Tout à fait. Stevenson l’a écrit. Dans un roman l’apogée est atteinte au moment de la scène marquante. On s’y est mis ensemble avec Patrick. J’ai suggéré quelques pistes. Le lecteur doit avoir de l’empathie avec les personnages même ceux qui on des défauts. On doit s’y attacher. On a plus de distance avec quelqu’un qui n’est que vertueux.
Vous avez mis la barre haut car, sans vouloir dévoiler l’action qui monte graduellement en puissance, Ariane va cruellement souffrir et puis il y a la certitude que finalement elle est bien mère ?
Patrick Cothias avait déjà ouvert la voie dans son Ninon secrète. Ninon de Lenclos serait la fille d’Ariane et dans Quinze ans après elle est une jeune fille qui a été adoptée. N’oublions pas qu’Ariane aurait eu aussi un enfant avec le roi Louis XIII. Mais c’est pour le prochain album avec un voyage dans le Midi de la France.
Et une idée sur l’identité de cet autre enfant ?

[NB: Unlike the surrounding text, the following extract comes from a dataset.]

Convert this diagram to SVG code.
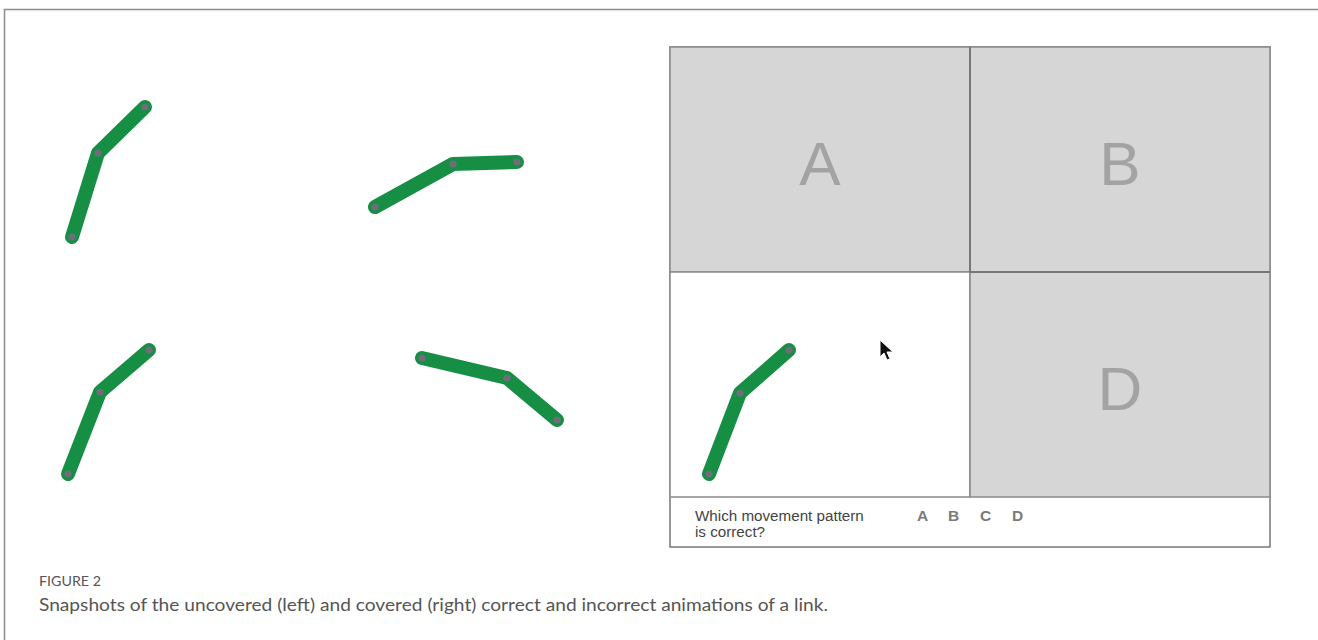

Un fils qu’elle va rechercher. Patrick a une idée issue d’une autre de ses œuvres. Cela dit, c’est difficile de gérer des personnages historiques, vous savez. J’ai besoin d’y croire. Prenez la piste des séries de Cothias. Pour Ninon de Lenclos on ne sait pas si on la suivra plus tard.
Vous retrouvez la France. Cela vous a changé des grands espaces canadiens ? Bien que le décor de Quinze ans après soit très enneigé.
J’ai été très content de retrouver l’Europe. Je me suis bien documenté sur les auberges, un peu imaginé Paris mais me suis beaucoup inspiré du Mans qui est un modèle encore bien conservé de ville du XVIIe siècle.
Autre clin d’œil, peut-être, après le titre Quinze ans après qui a un petit air de Dumas pour Vingt ans après, Ariane croise la route des Mousquetaires ?
Oui, ils ne font que passer mais cela nous a permis de mettre en valeur Beau qui est un personnage auquel je crois beaucoup. Il échange quelques mots avec Aramis. J’ai envie de faire de Beau, l’époux indien d’Ariane qu’elle aime vraiment, un homme des Lumières. Il arrive sans préjugés, d’une société différente. Ce sauvage comme on disait, ce qui n’a rien de péjoratif à l’époque, pourrait devenir un héros à part entière et faire un grand voyage en Europe.
Revenons à Ariane. Elle a sa garde rapprochée. Beau bien sûr, Germain, son père. Elle est une femme d’action, en a vu de toutes les couleurs mais reste une femme ?
Ariane a un état d’esprit de femme qui croit a des valeurs. Elle est entourée d’anciens soudards à une époque terrible, d’hommes sans pitié, de Germain à Condor. Sans parler de Roquefeuille. Elle est aussi une victime de ce mépris masculin.
Vous préparez une suite à Quinze après. Mais il y a aussi Blake et Mortimer ?
J’en ai encore deux à faire. Le premier se passera avant Le Secret de l’Espadon pendant la seconde guerre mondiale en 1944. Une histoire d’espionnage. On eu le déclic avec Yves Sente en visitant à Londres le War cabinet de Churchill.
Olrik sera de la partie ?
Oui car Yves Sente en relisant Jacobs et l’Espadon a constaté que Blake, Mortimer et Olrik se connaissaient déjà. Cela va être passionnant pour les spécialistes. On saura aussi pourquoi ils habitent à Park Lane.
Vous avez enfin publié un très beau porte-folio très personnel ?
J’ai dessiné dans un carnet que je vais vous montrer des dessins inspirés par le site antique d’Agrigente en Sicile. C’est un cadeau que j’ai fait à mon épouse. Alain Beaulet en a tiré un porte-folio que j’aime bien. Dernier point, j’exposerai en janvier à Paris à la Galerie 9e Art.